The humble doughnut may not be a staple of many weight-loss diets but apparently the bakery chain had it in their sights when it comes to bolstering their healthy-eating offering.
Or so the stories published last week would have you believe.
Multiple news outlets reported the breaking news that Greggs had released what was dubbed the “diet doughnut” in a bid to trim waistlines and tackle Britain’s obesity crisis.
What was different about the new cakes? Well instead of a filling, there would be the less fattening fresh air option, with ring doughnuts billed as the healthy choice.
But, you may say, Greggs have sold ring doughnuts for ages. Don’t worry, we’ll get there.
First to the headlines, and where better to begin than the one that started it all. The Sunday Times’ story “Greggs creates its first ‘diet’ doughnut – by adding a hole” kicked off a feast of stories about the bakery chain.
Take The Sun’s “HOLE IN ONE. Greggs’ cheeky new plan to help weight loss? Make more doughnuts with holes” or Mail Online’s succinct attempt: “Greggs rebrand donuts with a hole in them as being HEALTHIER – saying the treats have 200 fewer calories than ones that have a filling rather than air in the middle.”
Other outlets fell into these broad schools of thought – Yahoo went with The Sunday Times’ approach, the i and the Daily Star steered away from the creation of a new doughnut, instead focusing on a rebrand of current cakes or claiming that they will be given more prominent placing instore.
But let’s tuck into these stories to find out the truth.
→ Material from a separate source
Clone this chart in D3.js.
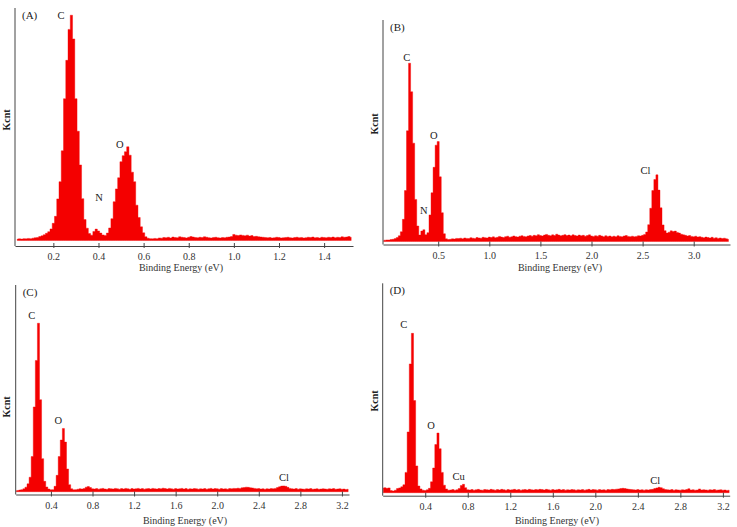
<!DOCTYPE html>
<html>
<head>
<meta charset="utf-8">
<script src="https://cdn.jsdelivr.net/npm/d3@7"></script>
<style>
  body { margin: 0; background: #fff; }
  svg text { font-family: "Liberation Serif", "DejaVu Serif", serif; }
</style>
</head>
<body>
<script>
// EDS spectra, counts in Kcnt (arbitrary, 100 = top of the y axis)

// (A) channels of 0.01 eV from 0.04 eV
const startA = 0.04, stepA = 0.01;
const countsA = [
  0.6, 0.7, 0.6, 0.8, 0.7, 0.9, 0.8, 1.0, 1.2,
  1.3, 1.7, 2.0, 2.5, 3.1, 3.8, 5.0, 7.4, 10.4, 17.9, 25.3, 38.6, 61, 77.5, 90.8, 96.9, 86.7,
  61, 47, 32.5, 18, 9, 5.3, 3.0, 2.3, 3.9, 4.9, 4.1, 3.2, 2.4, 2.2, 3.2, 5.4, 9.4, 16.7, 22.2,
  27, 33.9, 36.5, 38.2, 40.3, 36.7, 29.4, 25.3, 15.2, 9.9, 5.9, 3.3, 1.6, 1.0, 0.8,
  0.7, 0.9, 0.8, 1.1, 1.0, 1.3, 1.2, 1.4, 1.1, 1.5, 1.3, 1.2, 1.6, 1.4, 1.3, 1.1, 1.4, 1.7,
  1.5, 1.3, 1.2, 1.4, 1.3, 1.6, 1.4, 1.2, 1.1, 1.3, 1.4, 1.2, 1.1, 1.3, 1.2, 1.4, 1.5, 1.7,
  2.6, 2.3, 2.1, 2.4, 2.2, 2.0, 2.3, 1.9, 2.1, 1.7, 1.8, 1.6, 1.5,
  1.4, 1.3, 1.2, 1.3, 1.1, 1.2, 1.4, 1.3, 1.1, 1.2, 1.3, 1.4, 1.2, 1.1, 1.3, 1.4, 1.2, 1.3, 1.1, 1.2,
  1.4, 1.3, 1.5, 1.2, 1.3, 1.1, 1.4, 1.3, 1.2, 1.4, 1.3, 1.5, 1.2, 1.4, 1.3, 1.6, 1.4, 1.5, 1.7, 1.4
];

// (B) channels of 0.02 eV from -0.04 eV
const startB = -0.04, stepB = 0.02;
const countsB = [
  0.5, 0.6, 0.7, 0.7, 0.9, 1.0, 1.3, 1.8,
  2.6, 4.4, 10, 23, 50, 80.5, 67.6, 44.4, 19, 7, 2.9, 4.7, 5.3, 3.1, 4.0, 12, 22, 33.5, 43.5, 45.1,
  29.2, 13, 3.5, 1.2, 0.9,
  1.0, 1.2, 1.1, 1.4, 1.3, 1.5, 1.2, 1.6, 1.4, 1.3, 1.7, 1.5, 1.4, 1.8, 1.6, 1.5, 1.9, 1.7, 1.6, 2.0,
  1.8, 2.1, 1.7, 1.9, 2.3, 2.0, 1.8, 2.2, 2.4, 1.9, 2.1, 2.5, 2.2, 2.0, 2.4, 2.6, 2.3, 2.1, 2.5, 2.7,
  2.4, 2.8, 2.6, 3.1, 2.7, 2.5, 2.9, 3.2, 2.8, 2.6, 3.0, 2.7, 3.3, 2.9, 2.6, 2.8, 3.1, 2.7, 2.9, 2.6,
  3.0, 2.7, 2.5, 2.9, 2.6, 2.8, 2.4, 2.7, 3.0, 2.5, 2.3, 2.6, 2.4, 2.8, 2.5, 2.2, 2.6, 2.3, 2.5, 2.1,
  2.4, 2.2, 2.6, 2.3, 2.1, 2.5, 2.7, 2.3, 2.2, 2.4, 2.1, 2.3, 2.6, 2.5, 2.8,
  3.2, 4.3, 7.6, 15, 23, 28, 30.1, 23.2, 15.2, 7.5, 4.9, 3.8, 4.2, 4.8, 4.5, 4.7, 4.1, 3.8, 3.3, 3.0,
  2.8, 2.5, 2.7, 2.3, 2.1, 2.4, 2.0, 2.2, 1.9, 1.7, 2.0, 1.8, 1.6, 1.9, 1.5, 1.7, 1.4, 1.6, 1.3, 1.5, 1.2, 1.0
];

// (C) channels of 0.02 eV from 0.06 eV
const startC = 0.06, stepC = 0.02;
const countsC = [
  0.4, 0.6, 0.8, 1.0, 1.4, 2.2, 3.8,
  7, 17, 41, 63.5, 81.5, 44.5, 16, 5, 2.3, 1.3, 0.9, 1.0, 2.6, 7.9, 17, 25, 30.6, 24, 11, 3.4, 1.4, 0.9,
  1.0, 1.2, 1.4, 1.3, 1.5, 2.2, 2.5, 2.0, 1.4, 1.3, 1.5, 1.2, 1.4, 1.6, 1.3, 1.2, 1.5, 1.4, 1.3, 1.6,
  1.4, 1.2, 1.5, 1.3, 1.6, 1.4, 1.2, 1.5, 1.3, 1.4, 1.6, 1.3, 1.5, 1.2, 1.4, 1.5, 1.3, 1.6, 1.4, 1.3,
  1.5, 1.4, 1.7, 1.5, 1.3, 1.6, 1.4, 1.2, 1.5, 1.3, 1.4, 1.6, 1.3, 1.5, 1.2, 1.4, 1.3, 1.5, 1.4, 1.2,
  1.4, 1.3, 1.5, 1.2, 1.4, 1.6, 1.3, 1.5, 1.4, 1.2, 1.5, 1.3, 1.4, 1.2, 1.5, 1.4, 1.6, 1.5, 1.7, 1.6,
  1.9, 2.0, 2.2, 2.1, 1.9, 1.8, 1.6, 1.4, 1.5, 1.3, 1.4, 1.2, 1.4, 1.3, 1.5, 1.4, 1.6, 2.0, 2.4, 2.7,
  2.8, 2.6, 2.1, 1.6, 1.4, 1.3, 1.5, 1.2, 1.4, 1.3, 1.2, 1.4, 1.3, 1.5, 1.2, 1.3, 1.4, 1.2, 1.3, 1.4,
  1.3, 1.2, 1.4, 1.3, 1.5, 1.2, 1.3, 1.4, 1.2, 1.3, 1.1, 1.2
];

// (D) channels of 0.02 eV from 0 eV
const startD = 0, stepD = 0.02;
const countsD = [
  2.2, 2.4, 2.1, 2.3, 1.0, 0.8, 1.2, 2.0, 2.3, 2.8,
  3.8, 9.7, 29, 61.5, 76.1, 44, 12.8, 3.2, 1.8, 1.2, 1.0, 1.4, 2.1, 5.2, 11.8, 23, 28.5, 21, 9.7,
  3.6, 1.8, 1.2,
  1.3, 1.5, 1.2, 1.4, 2.0, 3.4, 4.0, 2.4, 1.4, 1.3, 1.5, 1.2, 1.4, 1.6, 1.3, 1.2, 1.5, 1.4, 1.3, 1.6,
  1.4, 1.2, 1.5, 1.3, 1.6, 1.4, 1.2, 1.5, 1.3, 1.4, 1.6, 1.3, 1.5, 1.2, 1.4, 1.5, 1.3, 1.6, 1.4, 1.3,
  1.5, 1.4, 1.6, 1.5, 1.3, 1.6, 1.4, 1.2, 1.5, 1.3, 1.4, 1.6, 1.3, 1.5, 1.2, 1.4, 1.3, 1.5, 1.4, 1.2,
  1.4, 1.3, 1.5, 1.2, 1.4, 1.6, 1.3, 1.5, 1.4, 1.2, 1.5, 1.3, 1.4, 1.2, 1.5, 1.4, 1.6, 1.5, 1.7, 1.8,
  2.0, 2.1, 2.0, 1.8, 1.6, 1.5, 1.4, 1.3, 1.5, 1.3, 1.4, 1.2, 1.4, 1.3, 1.5, 1.6, 2.0, 2.3, 2.6, 2.4,
  1.9, 1.5, 1.4, 1.3, 1.5, 1.2, 1.4, 1.3, 1.2, 1.4, 1.3, 1.5, 1.9, 1.3, 1.4, 1.2, 1.3, 1.8, 1.3, 1.4,
  1.3, 1.2, 1.4, 1.3, 1.5, 1.2, 1.3, 1.4, 1.2, 1.3, 1.1, 1.2
];

// tick values of the energy axes
const ticksA = [0.2, 0.4, 0.6, 0.8, 1.0, 1.2, 1.4];
const ticksB = [0.5, 1.0, 1.5, 2.0, 2.5, 3.0];
const ticksCD = [0.4, 0.8, 1.2, 1.6, 2.0, 2.4, 2.8, 3.2];

// element labels: name, energy, count where the label sits
const elemA = ["C", "N", "O"];
const elemEA = [0.234, 0.402, 0.495];
const elemKA = [97, 18.7, 41.5];
const elemB = ["C", "N", "O", "Cl"];
const elemEB = [0.193, 0.359, 0.457, 2.529];
const elemKB = [83.3, 14.2, 48.1, 32.3];
const elemC = ["C", "O", "Cl"];
const elemEC = [0.215, 0.471, 2.643];
const elemKC = [85.5, 34.3, 7.1];
const elemD = ["C", "O", "Cu", "Cl"];
const elemED = [0.197, 0.455, 0.714, 2.563];
const elemKD = [80.6, 32.3, 7.6, 6.1];

const red = "#f40000", axisCol = "#444";
const width = 737, height = 527;

const svg = d3.select("body").append("svg")
  .attr("width", width).attr("height", height);

const panels = [
  { tag: "(A)", start: startA, step: stepA, counts: countsA, ticks: ticksA,
    names: elemA, ens: elemEA, ks: elemKA,
    xDomain: [0.03, 1.528], left: 15, right: 353, top: 8, zeroY: 240.5, axisY: 246,
    titleX: 181, titleY: 271, kX: 6, kY: 120 },
  { tag: "(B)", start: startB, step: stepB, counts: countsB, ticks: ticksB,
    names: elemB, ens: elemEB, ks: elemKB,
    xDomain: [-0.04, 3.355], left: 383, right: 730, top: 20, zeroY: 241.5, axisY: 244.5,
    titleX: 560, titleY: 271, kX: 374, kY: 124 },
  { tag: "(C)", start: startC, step: stepC, counts: countsC, ticks: ticksCD,
    names: elemC, ens: elemEC, ks: elemKC,
    xDomain: [0.061, 3.268], left: 15.7, right: 349, top: 285, zeroY: 491.7, axisY: 494.5,
    titleX: 185, titleY: 524, kX: 6, kY: 407 },
  { tag: "(D)", start: startD, step: stepD, counts: countsD, ticks: ticksCD,
    names: elemD, ens: elemED, ks: elemKD,
    xDomain: [0, 3.264], left: 382.7, right: 729.7, top: 283.3, zeroY: 492.7, axisY: 495.7,
    titleX: 557, titleY: 524, kX: 374, kY: 401 }
];

panels.forEach((p, idx) => {
  const x = d3.scaleLinear().domain(p.xDomain).range([p.left, p.right]);
  const y = d3.scaleLinear().domain([0, 100]).range([p.zeroY, p.top]);

  const clipId = "clip" + idx;
  svg.append("clipPath").attr("id", clipId)
    .append("rect")
    .attr("x", p.left + 0.5).attr("y", p.top)
    .attr("width", p.right - p.left - 0.5).attr("height", p.axisY - p.top);

  const pts = p.counts.map((c, i) => [p.start + i * p.step, c]);
  const area = d3.area()
    .curve(d3.curveStep)
    .x(d => x(d[0]))
    .y0(y(0))
    .y1(d => y(d[1]));

  svg.append("path")
    .datum(pts)
    .attr("clip-path", `url(#${clipId})`)
    .attr("d", area)
    .attr("fill", red)
    .attr("stroke", red)
    .attr("stroke-width", 0.4);

  // energy axis
  const ax = d3.axisBottom(x)
    .tickValues(p.ticks)
    .tickFormat(d3.format(".1f"))
    .tickSizeInner(2)
    .tickSizeOuter(0)
    .tickPadding(5);
  const gx = svg.append("g")
    .attr("transform", `translate(0,${p.axisY})`)
    .call(ax);
  gx.select(".domain").attr("stroke", axisCol);
  gx.selectAll(".tick line").attr("y1", -3).attr("stroke", axisCol);
  gx.selectAll(".tick text")
    .attr("fill", "#333")
    .style("font-size", "10px");

  // y axis line, no ticks
  svg.append("line")
    .attr("x1", p.left).attr("x2", p.left)
    .attr("y1", p.top).attr("y2", p.axisY)
    .attr("stroke", axisCol);

  svg.append("text")
    .attr("x", p.titleX).attr("y", p.titleY)
    .attr("text-anchor", "middle")
    .attr("fill", "#333")
    .style("font-size", "10px")
    .text("Binding Energy (eV)");

  svg.append("text")
    .attr("transform", `translate(${p.kX},${p.kY}) rotate(-90)`)
    .attr("text-anchor", "middle")
    .attr("dy", "0.35em")
    .attr("fill", "#222")
    .style("font-size", "10px")
    .style("font-weight", "bold")
    .text("Kcnt");

  svg.append("text")
    .attr("x", p.left + 7).attr("y", p.top + 7)
    .attr("dy", "0.35em")
    .attr("fill", "#222")
    .style("font-size", "11px")
    .text(p.tag);

  svg.selectAll(null)
    .data(p.names)
    .enter().append("text")
    .attr("x", (d, i) => x(p.ens[i]))
    .attr("y", (d, i) => y(p.ks[i]))
    .attr("dy", "0.35em")
    .attr("text-anchor", "middle")
    .attr("fill", "#222")
    .style("font-size", "10.5px")
    .text(d => d);
});
</script>
</body>
</html>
Greggs haven’t come up with a diet doughnut – let’s face it, if you’re going to the shop to buy a doughnut, you’ve already made peace with the fact that it won’t be the healthiest choice you’ve ever made.
But they have “extended their product range with lower-calorie options”, according to cutely named Greggs spokeswoman Wendy Baker.
The stories came from comments reportedly made by CEO Roger Whiteside at a childhood obesity conference where he said: “The ring doughnuts are between 200 and 300 calories, the ball doughnuts are between 300 and 400 calories.”
He added: “People like big cakes, not little cakes. We know that we shouldn’t be encouraging people
to eat large cakes but the problem is you have to go with demand.”
But it’s not so simple to say that if you can see through a doughnut, it’s got fewer calories in it.
Various stories claim that the glazed-ring doughnut – which is no new addition to the Greggs’ roster, weighs in at 191 calories per serving, making it the only doughnut they have that’s under the 200-calorie mark, based on information pulled from the Greggs’ website.
That page has the disclaimer that “recipes can change” and it may not be the most up-to-date information. That’s the case here: the latest information shows that the calorie count has risen to 202.
The classic jam doughnut itself comes in at 245 calories per serving, which is more than the ring alternatives. But the difference is so minor that they can be hardly be called low-calorie options. The milk chocolate ring donut is only six calories shy at 239, while it’s a similar story for the sugar strand ring doughnut at 236 calories, but the milk chocolate ring doughnuts with synthetic cream are up to 303 calories.
The bottom line is that doughnuts should be an occasional treat rather than a staple, accounting as they do for around 10 per cent of the recommended calorie intake of an adult – which is 2,000 calories a day for women and 2,500 calories for men.
So feel free to treat yourself, but remember – everything in moderation.